_Task goal_
Locate every line in the records below that contains the word "diagram", and copy each one.

--- Data entries ---

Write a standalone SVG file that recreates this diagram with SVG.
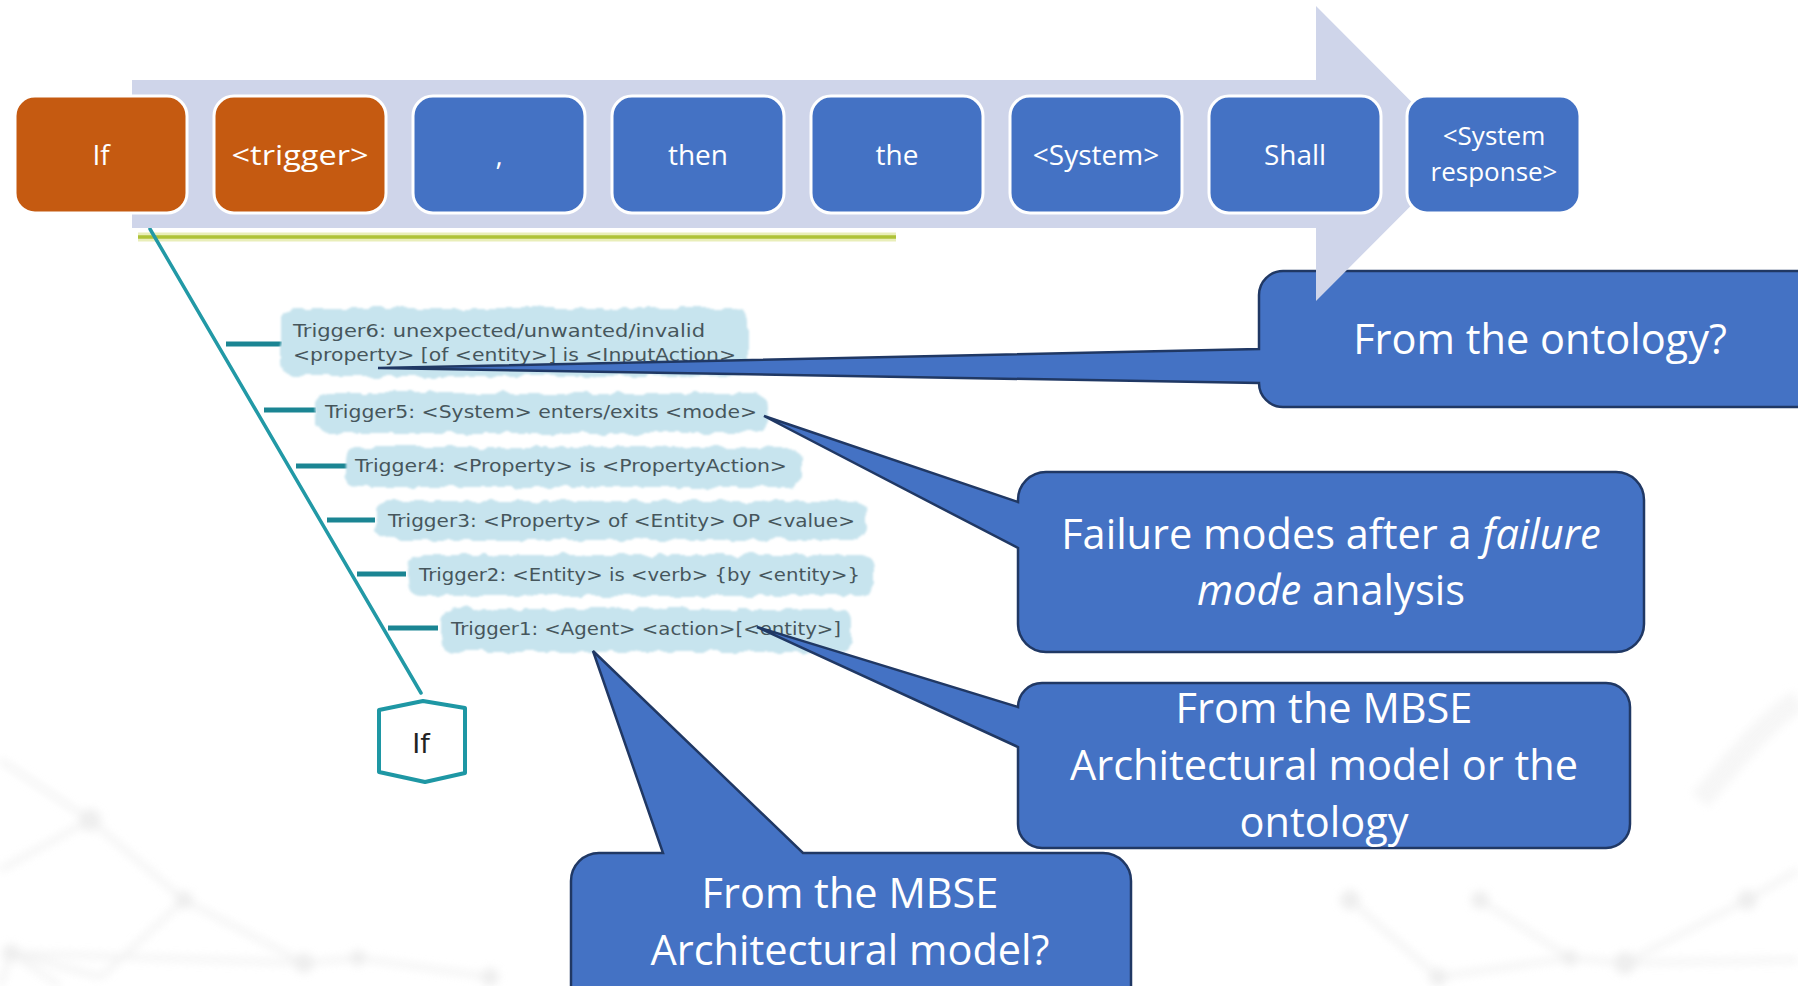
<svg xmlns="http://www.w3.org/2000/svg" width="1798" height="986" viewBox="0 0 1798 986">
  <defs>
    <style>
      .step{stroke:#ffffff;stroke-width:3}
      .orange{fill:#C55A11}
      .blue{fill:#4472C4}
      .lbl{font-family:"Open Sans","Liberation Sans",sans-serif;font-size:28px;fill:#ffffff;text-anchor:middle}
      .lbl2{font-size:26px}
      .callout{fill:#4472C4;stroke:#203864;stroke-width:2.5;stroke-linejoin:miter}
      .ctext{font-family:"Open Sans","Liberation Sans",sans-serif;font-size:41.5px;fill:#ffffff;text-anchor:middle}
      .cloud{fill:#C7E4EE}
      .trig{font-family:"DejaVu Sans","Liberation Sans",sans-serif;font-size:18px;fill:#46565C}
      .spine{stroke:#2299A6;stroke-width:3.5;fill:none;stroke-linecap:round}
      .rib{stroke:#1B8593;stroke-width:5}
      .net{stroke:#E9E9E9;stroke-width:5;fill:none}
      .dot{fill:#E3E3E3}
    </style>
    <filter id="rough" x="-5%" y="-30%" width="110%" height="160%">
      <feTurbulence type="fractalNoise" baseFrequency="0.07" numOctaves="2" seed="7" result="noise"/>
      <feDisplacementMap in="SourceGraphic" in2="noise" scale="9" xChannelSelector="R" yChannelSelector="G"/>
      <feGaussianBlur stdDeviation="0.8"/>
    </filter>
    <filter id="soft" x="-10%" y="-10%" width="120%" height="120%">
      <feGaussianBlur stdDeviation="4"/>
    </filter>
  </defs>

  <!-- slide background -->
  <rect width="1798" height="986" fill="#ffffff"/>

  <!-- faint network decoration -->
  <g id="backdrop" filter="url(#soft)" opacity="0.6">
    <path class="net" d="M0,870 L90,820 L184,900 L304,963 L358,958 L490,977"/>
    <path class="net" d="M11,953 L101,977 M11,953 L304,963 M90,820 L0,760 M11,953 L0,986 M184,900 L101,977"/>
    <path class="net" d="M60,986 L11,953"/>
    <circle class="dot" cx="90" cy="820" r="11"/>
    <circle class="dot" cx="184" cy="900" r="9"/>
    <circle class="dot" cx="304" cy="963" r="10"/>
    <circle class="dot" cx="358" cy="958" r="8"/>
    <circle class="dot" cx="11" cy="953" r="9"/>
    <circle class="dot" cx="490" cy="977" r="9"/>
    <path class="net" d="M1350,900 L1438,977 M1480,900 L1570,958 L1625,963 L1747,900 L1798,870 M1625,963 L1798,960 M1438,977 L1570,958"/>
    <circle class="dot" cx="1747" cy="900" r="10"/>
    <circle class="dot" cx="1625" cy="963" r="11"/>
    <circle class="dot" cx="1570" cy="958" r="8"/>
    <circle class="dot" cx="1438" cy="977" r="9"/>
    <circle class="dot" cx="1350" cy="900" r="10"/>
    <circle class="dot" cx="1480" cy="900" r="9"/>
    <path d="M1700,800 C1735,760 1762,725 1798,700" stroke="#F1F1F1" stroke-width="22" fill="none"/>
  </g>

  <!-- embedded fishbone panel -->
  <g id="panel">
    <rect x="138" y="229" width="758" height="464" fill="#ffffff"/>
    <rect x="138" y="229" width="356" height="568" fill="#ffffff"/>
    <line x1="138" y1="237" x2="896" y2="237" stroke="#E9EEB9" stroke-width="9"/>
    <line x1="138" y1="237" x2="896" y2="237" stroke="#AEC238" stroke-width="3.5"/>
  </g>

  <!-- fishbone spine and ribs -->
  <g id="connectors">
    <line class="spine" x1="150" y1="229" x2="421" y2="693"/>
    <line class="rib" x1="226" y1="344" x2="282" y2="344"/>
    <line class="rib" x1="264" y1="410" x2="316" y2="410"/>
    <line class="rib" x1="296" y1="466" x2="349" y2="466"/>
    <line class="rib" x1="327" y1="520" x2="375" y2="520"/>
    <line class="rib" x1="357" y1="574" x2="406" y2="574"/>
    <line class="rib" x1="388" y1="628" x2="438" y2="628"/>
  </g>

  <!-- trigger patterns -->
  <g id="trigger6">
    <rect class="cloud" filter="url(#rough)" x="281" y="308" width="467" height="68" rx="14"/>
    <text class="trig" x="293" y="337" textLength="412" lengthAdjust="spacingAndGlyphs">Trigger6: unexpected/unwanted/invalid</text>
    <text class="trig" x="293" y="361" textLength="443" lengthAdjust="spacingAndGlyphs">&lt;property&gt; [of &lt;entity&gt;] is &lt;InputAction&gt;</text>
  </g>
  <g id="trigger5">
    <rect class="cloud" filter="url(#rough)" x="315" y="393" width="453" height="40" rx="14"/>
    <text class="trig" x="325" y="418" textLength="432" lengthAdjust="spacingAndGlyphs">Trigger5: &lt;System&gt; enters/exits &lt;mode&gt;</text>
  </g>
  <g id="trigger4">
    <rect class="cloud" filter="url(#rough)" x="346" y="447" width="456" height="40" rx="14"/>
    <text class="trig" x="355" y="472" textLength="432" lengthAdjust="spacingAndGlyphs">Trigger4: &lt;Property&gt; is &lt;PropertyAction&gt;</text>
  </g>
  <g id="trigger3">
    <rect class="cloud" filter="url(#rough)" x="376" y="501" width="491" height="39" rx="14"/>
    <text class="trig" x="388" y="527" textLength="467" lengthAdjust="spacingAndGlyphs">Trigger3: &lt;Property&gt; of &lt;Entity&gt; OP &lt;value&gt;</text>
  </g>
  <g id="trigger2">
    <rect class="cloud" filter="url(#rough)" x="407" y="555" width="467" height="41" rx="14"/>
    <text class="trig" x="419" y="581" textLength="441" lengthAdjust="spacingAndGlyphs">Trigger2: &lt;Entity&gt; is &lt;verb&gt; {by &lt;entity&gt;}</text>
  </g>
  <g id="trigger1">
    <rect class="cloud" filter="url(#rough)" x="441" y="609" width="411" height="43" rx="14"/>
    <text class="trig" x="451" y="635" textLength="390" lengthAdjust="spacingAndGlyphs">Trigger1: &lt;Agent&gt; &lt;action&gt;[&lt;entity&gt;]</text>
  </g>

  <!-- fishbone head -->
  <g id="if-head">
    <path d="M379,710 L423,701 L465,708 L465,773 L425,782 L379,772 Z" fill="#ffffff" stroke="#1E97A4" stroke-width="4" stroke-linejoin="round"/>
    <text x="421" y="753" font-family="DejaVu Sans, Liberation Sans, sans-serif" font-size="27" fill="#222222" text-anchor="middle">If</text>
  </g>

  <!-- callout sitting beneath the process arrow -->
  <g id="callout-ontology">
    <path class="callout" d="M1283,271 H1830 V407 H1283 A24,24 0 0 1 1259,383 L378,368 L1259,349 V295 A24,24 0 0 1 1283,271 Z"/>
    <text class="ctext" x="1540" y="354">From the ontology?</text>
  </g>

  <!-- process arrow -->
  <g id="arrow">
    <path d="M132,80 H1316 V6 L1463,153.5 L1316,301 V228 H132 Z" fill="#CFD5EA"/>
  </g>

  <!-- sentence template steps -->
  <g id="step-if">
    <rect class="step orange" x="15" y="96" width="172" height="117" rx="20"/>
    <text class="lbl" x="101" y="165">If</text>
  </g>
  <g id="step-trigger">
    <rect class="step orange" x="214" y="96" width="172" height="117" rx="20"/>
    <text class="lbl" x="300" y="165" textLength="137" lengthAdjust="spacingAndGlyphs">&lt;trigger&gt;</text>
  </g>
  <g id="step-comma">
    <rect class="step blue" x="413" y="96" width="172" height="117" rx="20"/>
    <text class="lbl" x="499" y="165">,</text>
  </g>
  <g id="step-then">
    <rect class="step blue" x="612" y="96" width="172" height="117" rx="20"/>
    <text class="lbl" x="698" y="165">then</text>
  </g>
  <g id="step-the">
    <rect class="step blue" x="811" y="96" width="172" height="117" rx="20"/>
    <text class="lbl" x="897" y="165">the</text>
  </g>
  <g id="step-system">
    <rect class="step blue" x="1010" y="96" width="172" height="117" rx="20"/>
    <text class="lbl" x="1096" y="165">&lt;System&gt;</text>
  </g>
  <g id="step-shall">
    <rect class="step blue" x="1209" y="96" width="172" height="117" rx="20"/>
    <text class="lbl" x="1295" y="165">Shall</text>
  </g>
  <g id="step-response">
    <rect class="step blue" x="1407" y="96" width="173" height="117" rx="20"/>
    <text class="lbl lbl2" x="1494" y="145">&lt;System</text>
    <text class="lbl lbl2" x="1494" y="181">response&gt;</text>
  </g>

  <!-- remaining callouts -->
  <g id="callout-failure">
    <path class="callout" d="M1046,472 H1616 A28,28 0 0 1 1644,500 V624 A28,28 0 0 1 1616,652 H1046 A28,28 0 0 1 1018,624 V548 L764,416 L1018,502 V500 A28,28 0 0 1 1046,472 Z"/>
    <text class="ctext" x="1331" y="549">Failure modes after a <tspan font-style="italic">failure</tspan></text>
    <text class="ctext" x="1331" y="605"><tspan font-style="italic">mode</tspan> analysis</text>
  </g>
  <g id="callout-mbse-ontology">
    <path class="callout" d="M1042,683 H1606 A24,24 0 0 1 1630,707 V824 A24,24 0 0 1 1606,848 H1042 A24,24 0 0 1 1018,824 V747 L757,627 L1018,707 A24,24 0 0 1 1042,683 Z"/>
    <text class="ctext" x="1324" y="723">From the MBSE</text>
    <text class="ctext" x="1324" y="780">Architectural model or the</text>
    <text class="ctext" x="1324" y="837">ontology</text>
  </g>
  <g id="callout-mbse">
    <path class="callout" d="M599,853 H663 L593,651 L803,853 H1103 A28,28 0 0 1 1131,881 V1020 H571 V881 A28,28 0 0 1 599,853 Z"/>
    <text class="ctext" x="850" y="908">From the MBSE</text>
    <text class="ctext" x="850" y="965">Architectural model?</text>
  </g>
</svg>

---
--- Data entries ---

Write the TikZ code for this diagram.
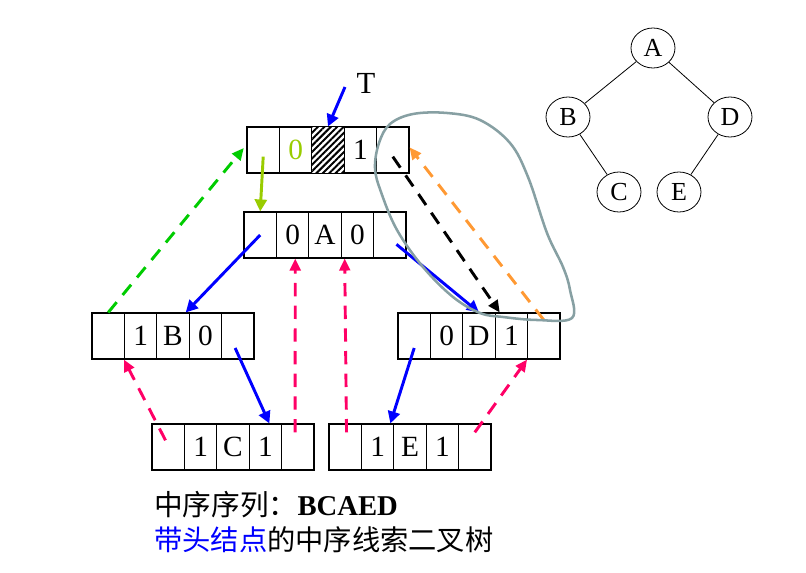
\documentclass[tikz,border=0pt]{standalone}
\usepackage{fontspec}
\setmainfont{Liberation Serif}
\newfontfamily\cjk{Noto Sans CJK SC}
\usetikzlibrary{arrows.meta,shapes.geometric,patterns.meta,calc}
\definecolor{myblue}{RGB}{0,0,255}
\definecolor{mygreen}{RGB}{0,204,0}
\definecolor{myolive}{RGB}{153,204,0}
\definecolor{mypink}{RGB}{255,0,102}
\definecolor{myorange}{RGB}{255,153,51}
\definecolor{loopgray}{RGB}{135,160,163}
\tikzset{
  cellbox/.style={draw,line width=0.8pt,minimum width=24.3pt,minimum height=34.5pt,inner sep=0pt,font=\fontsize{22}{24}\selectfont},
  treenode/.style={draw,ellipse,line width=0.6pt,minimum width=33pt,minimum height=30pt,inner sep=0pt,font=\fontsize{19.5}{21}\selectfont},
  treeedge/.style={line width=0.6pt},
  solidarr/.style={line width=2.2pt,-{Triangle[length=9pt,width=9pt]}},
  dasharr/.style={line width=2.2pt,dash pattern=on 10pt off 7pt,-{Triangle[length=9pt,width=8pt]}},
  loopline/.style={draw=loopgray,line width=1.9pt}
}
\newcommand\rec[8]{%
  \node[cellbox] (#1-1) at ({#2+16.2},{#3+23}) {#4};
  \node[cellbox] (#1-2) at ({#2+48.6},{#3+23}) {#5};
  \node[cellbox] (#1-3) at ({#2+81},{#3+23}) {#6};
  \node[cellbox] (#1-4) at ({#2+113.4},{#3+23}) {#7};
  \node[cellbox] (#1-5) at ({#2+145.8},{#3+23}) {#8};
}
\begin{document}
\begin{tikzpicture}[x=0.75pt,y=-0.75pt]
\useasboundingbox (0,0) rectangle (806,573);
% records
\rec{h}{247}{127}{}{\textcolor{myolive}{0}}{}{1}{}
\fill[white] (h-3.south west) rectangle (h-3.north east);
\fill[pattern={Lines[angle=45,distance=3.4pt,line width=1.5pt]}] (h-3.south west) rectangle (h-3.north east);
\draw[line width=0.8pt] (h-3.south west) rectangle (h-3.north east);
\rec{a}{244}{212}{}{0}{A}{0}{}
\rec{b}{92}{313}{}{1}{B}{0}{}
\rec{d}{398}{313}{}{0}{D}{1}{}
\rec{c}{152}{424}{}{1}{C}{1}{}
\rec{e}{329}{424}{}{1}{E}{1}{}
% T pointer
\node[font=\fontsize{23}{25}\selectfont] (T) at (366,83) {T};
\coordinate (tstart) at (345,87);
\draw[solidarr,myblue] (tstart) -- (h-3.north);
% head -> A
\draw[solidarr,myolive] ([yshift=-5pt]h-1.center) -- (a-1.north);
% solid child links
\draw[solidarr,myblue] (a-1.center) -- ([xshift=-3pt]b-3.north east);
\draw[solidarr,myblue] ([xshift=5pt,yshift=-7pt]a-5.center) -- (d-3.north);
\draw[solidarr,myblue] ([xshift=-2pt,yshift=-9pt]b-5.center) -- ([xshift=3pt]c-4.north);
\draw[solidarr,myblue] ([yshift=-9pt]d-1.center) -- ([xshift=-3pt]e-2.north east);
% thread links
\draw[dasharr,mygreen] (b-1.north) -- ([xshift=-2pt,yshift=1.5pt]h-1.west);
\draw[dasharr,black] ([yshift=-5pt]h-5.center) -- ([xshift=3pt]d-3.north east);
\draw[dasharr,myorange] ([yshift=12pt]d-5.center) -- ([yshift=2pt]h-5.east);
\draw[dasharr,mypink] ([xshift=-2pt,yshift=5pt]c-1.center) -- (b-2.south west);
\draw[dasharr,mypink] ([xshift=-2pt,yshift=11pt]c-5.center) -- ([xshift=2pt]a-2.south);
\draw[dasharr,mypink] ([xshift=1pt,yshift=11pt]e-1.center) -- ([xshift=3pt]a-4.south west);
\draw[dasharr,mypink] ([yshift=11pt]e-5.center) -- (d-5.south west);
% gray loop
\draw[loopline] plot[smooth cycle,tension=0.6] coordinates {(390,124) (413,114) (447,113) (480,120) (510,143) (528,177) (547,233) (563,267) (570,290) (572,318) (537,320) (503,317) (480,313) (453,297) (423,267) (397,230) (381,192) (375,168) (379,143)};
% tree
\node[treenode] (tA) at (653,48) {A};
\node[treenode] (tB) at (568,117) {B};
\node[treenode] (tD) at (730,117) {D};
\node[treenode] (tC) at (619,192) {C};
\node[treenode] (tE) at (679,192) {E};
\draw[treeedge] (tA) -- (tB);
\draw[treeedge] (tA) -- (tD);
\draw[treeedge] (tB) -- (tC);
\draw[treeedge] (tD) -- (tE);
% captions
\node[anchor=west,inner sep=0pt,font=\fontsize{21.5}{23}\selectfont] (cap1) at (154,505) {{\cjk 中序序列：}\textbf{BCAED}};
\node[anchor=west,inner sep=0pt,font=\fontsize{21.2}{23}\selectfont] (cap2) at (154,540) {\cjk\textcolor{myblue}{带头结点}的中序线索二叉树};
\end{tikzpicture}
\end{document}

---

_Answer to this task_
Write a standalone SVG file that recreates this diagram with SVG.
Write the TikZ code for this diagram.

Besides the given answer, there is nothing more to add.